Microfluidic Pumping by Micromolar Salt Concentrations

TL;DR

This paper introduces an ion-exchange-resin-based microfluidic pump that uses trace ions to generate sustained fluid flows, revealing that minimal charge carriers can produce significant flows and informing future low-fuel microfluidic pump designs.

Contribution

The study demonstrates a novel microfluidic pump driven by micromolar salt concentrations, combining experimental, theoretical, and numerical methods to understand its operation.

Findings

Operates in nearly deionized water for over 24 hours

Induces fluid flows of micrometers per second over hundreds of micrometers

Flow decay follows a power-law characteristic of 2D and 3D flows

Abstract

An ion-exchange-resin-based microfluidic pump is introduced that utilizes trace amounts of ions to generate fluid flows.

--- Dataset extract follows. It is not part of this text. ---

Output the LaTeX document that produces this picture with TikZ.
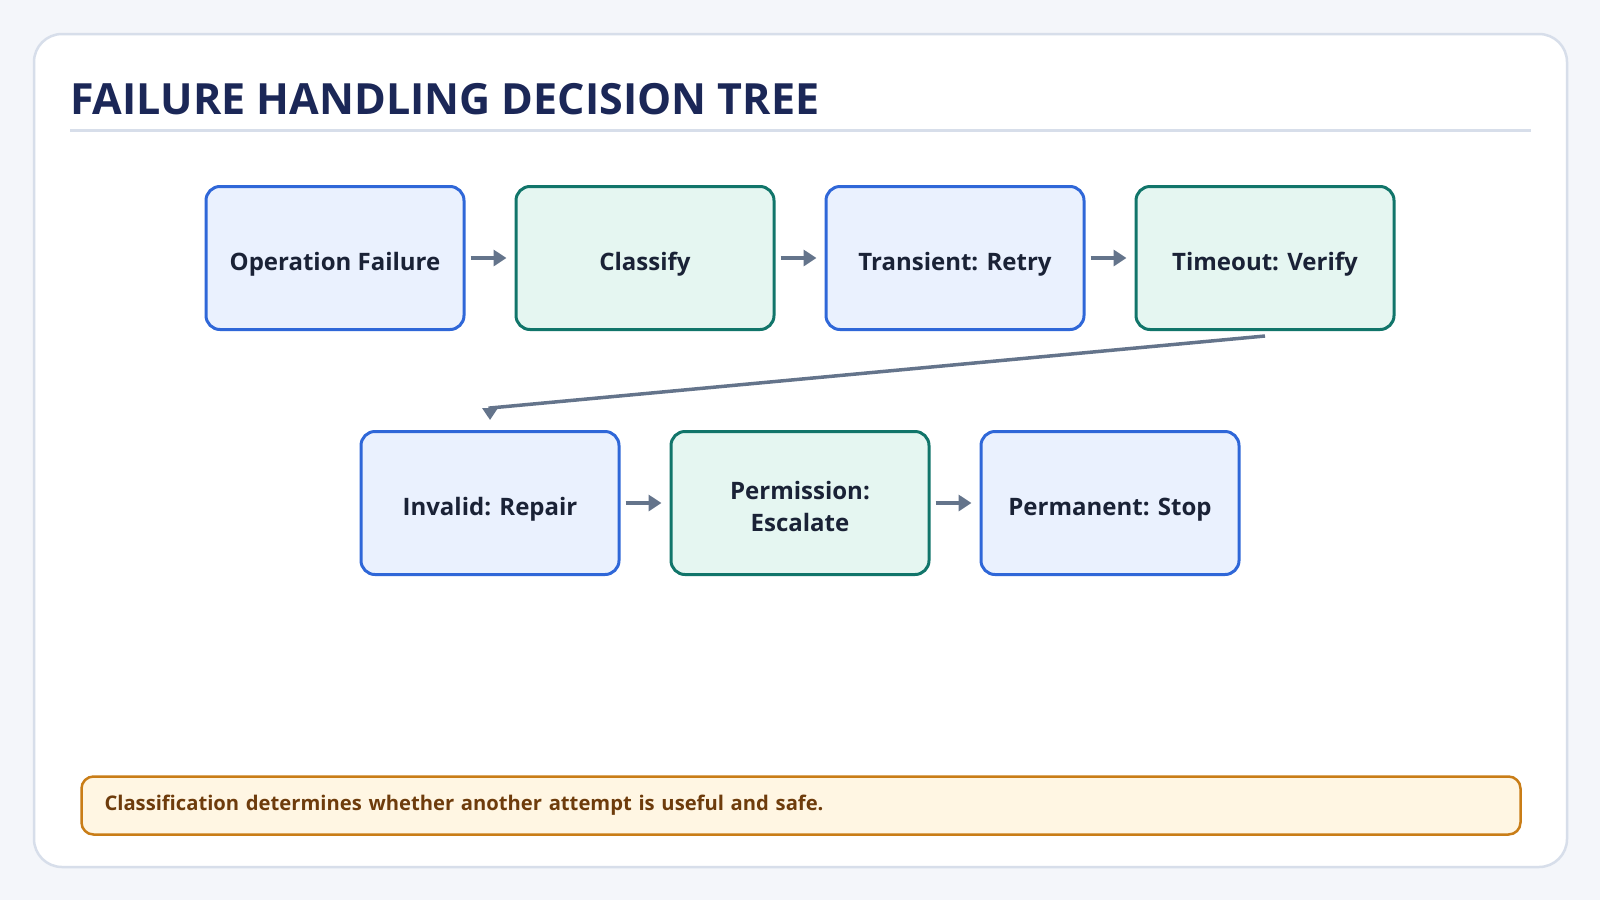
\documentclass[tikz,border=0pt]{standalone}
\usepackage{fontspec}
\setmainfont{Open Sans}
\usepackage{tikz}
\usetikzlibrary{arrows.meta,positioning,calc}

\definecolor{pagebg}{HTML}{F4F6FA}
\definecolor{cardline}{HTML}{D7DEEA}
\definecolor{titleink}{HTML}{1B2757}
\definecolor{blueline}{HTML}{2F67D8}
\definecolor{bluefill}{HTML}{EAF1FE}
\definecolor{tealline}{HTML}{11756A}
\definecolor{tealfill}{HTML}{E5F6F1}
\definecolor{flowink}{HTML}{64748B}
\definecolor{boxink}{HTML}{1A2236}
\definecolor{notefill}{HTML}{FFF6E3}
\definecolor{noteline}{HTML}{C97D17}
\definecolor{noteink}{HTML}{6E3C0C}

\tikzset{
  stage/.style={draw, line width=3pt, rounded corners=14pt, minimum width=258pt,
    minimum height=143pt, align=center, text=boxink, text height=24pt, text depth=0pt,
    font=\fontsize{24}{32}\selectfont\bfseries},
  bluestage/.style={stage, draw=blueline, fill=bluefill},
  tealstage/.style={stage, draw=tealline, fill=tealfill},
  flow/.style={-{Triangle[length=13pt,width=16pt]}, line width=4pt, draw=flowink,
    shorten <=5pt, shorten >=8pt},
}

\begin{document}
\begin{tikzpicture}[x=1pt, y=-1pt, node distance=49pt]
    % Page and card
    \fill[pagebg] (0,0) rectangle (1600,900);
    \draw[cardline, line width=2.5pt, fill=white, rounded corners=28pt] (34,34) rectangle (1567,867);
    \useasboundingbox (0,0) rectangle (1600,900);

    % Title and rule
    \node[anchor=base west, inner sep=0pt, text=titleink, font=\fontsize{43}{50}\selectfont\bfseries] (title) at (70,114) {FAILURE HANDLING DECISION TREE};
    \draw[cardline, line width=3pt] (70,130) -- (1531,130);

    % First row
    \node[bluestage] (failure) at (335,258) {Operation Failure};
    \node[tealstage, right=of failure] (classify) {Classify};
    \node[bluestage, right=of classify] (retry) {Transient: Retry};
    \node[tealstage, right=of retry] (verify) {Timeout: Verify};

    % Second row
    \node[bluestage] (repair) at (490,503) {Invalid: Repair};
    \node[tealstage, right=of repair, text height=56pt] (escalate) {Permission:\\Escalate};
    \node[bluestage, right=of escalate] (stop) {Permanent: Stop};

    % Arrows along the rows
    \draw[flow] (failure) -- (classify);
    \draw[flow] (classify) -- (retry);
    \draw[flow] (retry) -- (verify);
    \draw[flow] (repair) -- (escalate);
    \draw[flow] (escalate) -- (stop);

    % Wrap from first row to second row
    \coordinate (dropout) at ($(verify.south)+(0,5)$);
    \coordinate (dropin) at ($(repair.north)+(0,-22)$);
    \draw[flow, line width=3.5pt, -{Triangle[length=12pt,width=15pt]}, shorten <=0pt, shorten >=10pt] (dropout) -- (dropin) -- (repair.north);

    % Note at the bottom
    \node[draw=noteline, fill=notefill, line width=2.5pt, rounded corners=12pt,
      text width=1393pt, inner xsep=23pt, minimum height=58pt, align=left,
      text=noteink, font=\fontsize{20.2}{24}\selectfont\bfseries] (note) at (801,805.5)
      {Classification determines whether another attempt is useful and safe.};
\end{tikzpicture}
\end{document}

We show experimentally that our pump operates in almost deionized water for periods exceeding 24h and induces fluid flows of um/s over hundreds of um. This flow displays a far-field, power-law decay which is characteristic of two-dimensional (2D) flow when the system is strongly confined and of three-dimensional (3D) flow when it is not. Using theory and numerical calculations we demonstrate that our observations are consistent with electroosmotic pumping driven by umol/L ion concentrations in the sample cell that serve as 'fuel' to the pump. Our study thus reveals that trace amounts of charge carriers can produce surprisingly strong fluid flows; an insight that should benefit the design of a new class of microfluidic pumps that operate at very low fuel concentrations.